At first glance, it’s easy to conclude that college didn’t change Carryl Tinsley much at all. She left the same devout Christian she was when she arrived, and her efforts to help the homeless remain as determined as they were when she started a non-profit in high school called “Clothed In Love.”

Make no mistake, though: Thanks to Furman’s Exploration of Vocation and Ministry (EVM) program and a chance decision to take an Advocacy class that has set her career path toward nonprofit communications, a different person moved to the capital of North Carolina after graduation to be a Raleigh Fellow with the Raleigh Fellows Program.

“In high school I was never really challenged as far as my faith went. I felt like everything was easy, and everybody just seemed to be like me,” Tinsley said. “EVM was a place where my faith was challenged the most, because it’s a room full of people who believe very differently on a lot of big issues. It’s been tough to learn how to have those conversations and also love those people.”

EVM also opened the door to an internship at Triune Mercy Center in Greenville, where her lifelong assumptions about how to help the homeless were rattled to the core. Giving stuff wasn’t the answer, but giving of self could be.
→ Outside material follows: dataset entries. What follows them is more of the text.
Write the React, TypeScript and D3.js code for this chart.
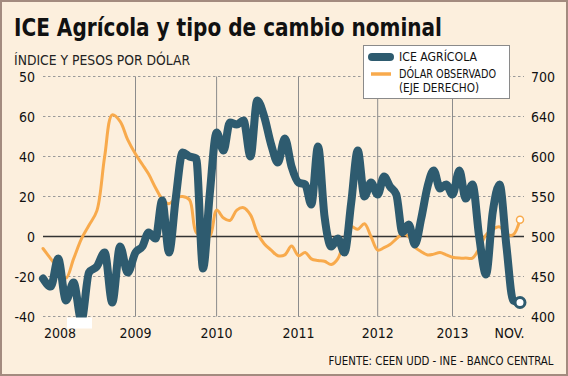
import React from "react";
import * as d3 from "d3";

const W = 568;
const H = 376;

// Monthly series, Jan 2008 .. Nov 2013
const startMonth = new Date(2008, 0, 1);
const iceValues = [
  -21, -25, -11, -32, -23, -42, -18, -15, -8, -33, -5, -18,
  -8, -5, 2, -1, 18, -8, 19, 42, 40, 39, -16, 21,
  52, 43, 57, 56, 58, 40, 68, 60, 46, 37, 49, 35,
  27, 26, 16, 45, 10, -5, -1, -8, 17, 43, 20, 27,
  21, 30, 25, 21, 2, 6, -4, 9, 25, 33, 24, 26,
  21, 33, 19, 26, 0, -19, 12, 26, -5, -32, -33,
];
const dollarValues = [
  485, 472, 460, 448, 472, 497, 514, 532, 600, 652, 644, 621,
  603, 590, 578, 561, 547, 541, 548, 550, 546, 505, 500, 500,
  533, 523, 520, 533, 536, 527, 505, 491, 483, 476, 477, 488,
  476, 480, 472, 470, 469, 465, 472, 495, 512, 509, 516, 500,
  483, 486, 490, 497, 503, 500, 487, 481, 477, 478, 480, 477,
  474, 473, 473, 473, 485, 502, 509, 512, 503, 502, 521,
];

const leftTicks = [-40, -20, 0, 20, 40, 60, 80];
const leftTickLabels = ["-40", "-20", "0", "20", "40", "60", "50"];
const rightTicks = [400, 450, 500, 550, 600, 650, 700];
const rightTickLabels = ["400", "450", "500", "550", "600", "640", "700"];
const yearLineDates = [2009, 2010, 2011, 2012, 2013].map((y) => new Date(y, 0, 1));
const xTickLabels = ["2008", "2009", "2010", "2011", "2012", "2013", "NOV."];
const xTickDates = [
  new Date(2008, 2, 8),
  new Date(2009, 0, 1),
  new Date(2010, 0, 1),
  new Date(2011, 0, 1),
  new Date(2012, 0, 1),
  new Date(2013, 0, 1),
  new Date(2013, 8, 15),
];

const BLUE = "#2e5b6f";
const ORANGE = "#f8aa4c";
const BG = "#fcefdd";
const FONT = "'DejaVu Sans Condensed', 'DejaVu Sans', sans-serif";

export default function App() {
  const dates = iceValues.map((_, i) => d3.timeMonth.offset(startMonth, i));

  const x = d3
    .scaleTime()
    .domain([
      new Date(2008, 0, 1),
      new Date(2009, 0, 1),
      new Date(2010, 0, 1),
      new Date(2011, 0, 1),
      new Date(2012, 0, 1),
      new Date(2013, 0, 1),
      new Date(2013, 10, 1),
    ])
    .range([43, 135.5, 216.6, 298.5, 377.7, 452.5, 520]);
  const yL = d3.scaleLinear().domain([-40, 80]).range([316.5, 76.5]);
  const yR = d3.scaleLinear().domain([400, 700]).range([316.5, 76.5]);

  const gridX0 = 43;
  const gridX1 = 524;

  const iceLine = d3
    .line<number>()
    .x((_, i) => x(dates[i]))
    .y((d) => yL(d))
    .curve(d3.curveMonotoneX);
  const dolLine = d3
    .line<number>()
    .x((_, i) => x(dates[i]))
    .y((d) => yR(d))
    .curve(d3.curveCatmullRom.alpha(0.5));

  const lastI = iceValues.length - 1;

  return (
    <>
      <style>{`body{margin:0} svg{display:block}`}</style>
      <svg width={W} height={H} style={{ fontFamily: FONT }}>
        <rect x={1} y={1} width={W - 2} height={H - 2} fill={BG} stroke="#a38b7f" strokeWidth={2} />

        <text x={14} y={36} fontSize={25} fontWeight="bold" fill="#111" textLength={428} lengthAdjust="spacingAndGlyphs">
          ICE Agrícola y tipo de cambio nominal
        </text>
        <text x={14} y={65} fontSize={14} fill="#222" textLength={176} lengthAdjust="spacingAndGlyphs">
          ÍNDICE Y PESOS POR DÓLAR
        </text>

        {/* grid */}
        {leftTicks.map((t) =>
          t === 0 ? null : (
            <line key={"g" + t} x1={gridX0} x2={gridX1} y1={yL(t)} y2={yL(t)} stroke="#9a9a9a" strokeWidth={1} strokeDasharray="2.5 2.5" />
          )
        )}
        {yearLineDates.map((d, i) => (
          <line key={"v" + i} x1={x(d)} x2={x(d)} y1={yL(80)} y2={yL(-40)} stroke="#8c8c8c" strokeWidth={1} />
        ))}
        <line x1={gridX0} x2={gridX1} y1={yL(0)} y2={yL(0)} stroke="#333" strokeWidth={1.3} />

        {/* axis labels */}
        {leftTicks.map((t, i) => (
          <text key={"l" + t} x={35} y={yL(t) + 5} fontSize={14} textAnchor="end" fill="#111">
            {leftTickLabels[i]}
          </text>
        ))}
        {rightTicks.map((t, i) => (
          <text key={"r" + t} x={531} y={yR(t) + 5} fontSize={14} textAnchor="start" fill="#111">
            {rightTickLabels[i]}
          </text>
        ))}
        {xTickDates.map((d, i) => (
          <text key={"x" + i} x={x(d)} y={338} fontSize={14} textAnchor="middle" fill="#111">
            {xTickLabels[i]}
          </text>
        ))}

        {/* series */}
        <path d={dolLine(dollarValues) || ""} fill="none" stroke={ORANGE} strokeWidth={3} strokeLinejoin="round" strokeLinecap="round" />
        <path d={iceLine(iceValues) || ""} fill="none" stroke={BLUE} strokeWidth={8} strokeLinejoin="round" strokeLinecap="round" />
        <circle cx={x(dates[lastI])} cy={yR(dollarValues[lastI])} r={3.5} fill="#fff" stroke={ORANGE} strokeWidth={1.5} />
        <circle cx={x(dates[lastI])} cy={yL(iceValues[lastI])} r={5} fill="#fff" stroke={BLUE} strokeWidth={3} />

        <rect x={67} y={317.5} width={25} height={11} fill="#fff" />

        {/* legend */}
        <rect x={363.5} y={45.5} width={146} height={53} fill="#fff" stroke="#8a8a8a" strokeWidth={1} />
        <line x1={372} x2={390} y1={57} y2={57} stroke={BLUE} strokeWidth={8} strokeLinecap="round" />
        <line x1={371} x2={391} y1={74} y2={74} stroke={ORANGE} strokeWidth={3.5} />
        <text x={399} y={61} fontSize={12.5} fill="#111" textLength={78} lengthAdjust="spacingAndGlyphs">
          ICE AGRÍCOLA
        </text>
        <text x={399} y={78} fontSize={12.5} fill="#111" textLength={97} lengthAdjust="spacingAndGlyphs">
          DÓLAR OBSERVADO
        </text>
        <text x={399} y={92} fontSize={12.5} fill="#111" textLength={80} lengthAdjust="spacingAndGlyphs">
          (EJE DERECHO)
        </text>

        <text x={328.5} y={364.5} fontSize={12} textAnchor="start" fill="#111" textLength={225} lengthAdjust="spacingAndGlyphs">
          FUENTE: CEEN UDD - INE - BANCO CENTRAL
        </text>
      </svg>
    </>
  );
}
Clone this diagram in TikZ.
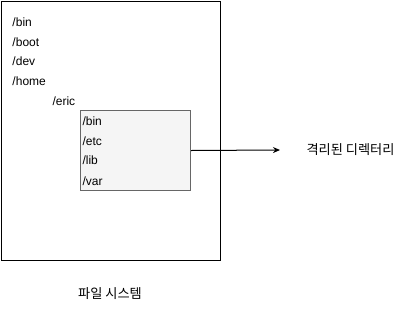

“At Triune they felt like they were starting to enable the homeless to stay in their situation longer and just be comfortable there rather than actually getting them out of homelessness. I started to see that as an issue, and I never had before,” Tinsley said. “I remember Triune Pastor Deb Richardson-Moore saying that the biggest complaint of people living in homelessness is not being cold or being hungry or not having clothes but being looked through. That was really, really powerful for me.”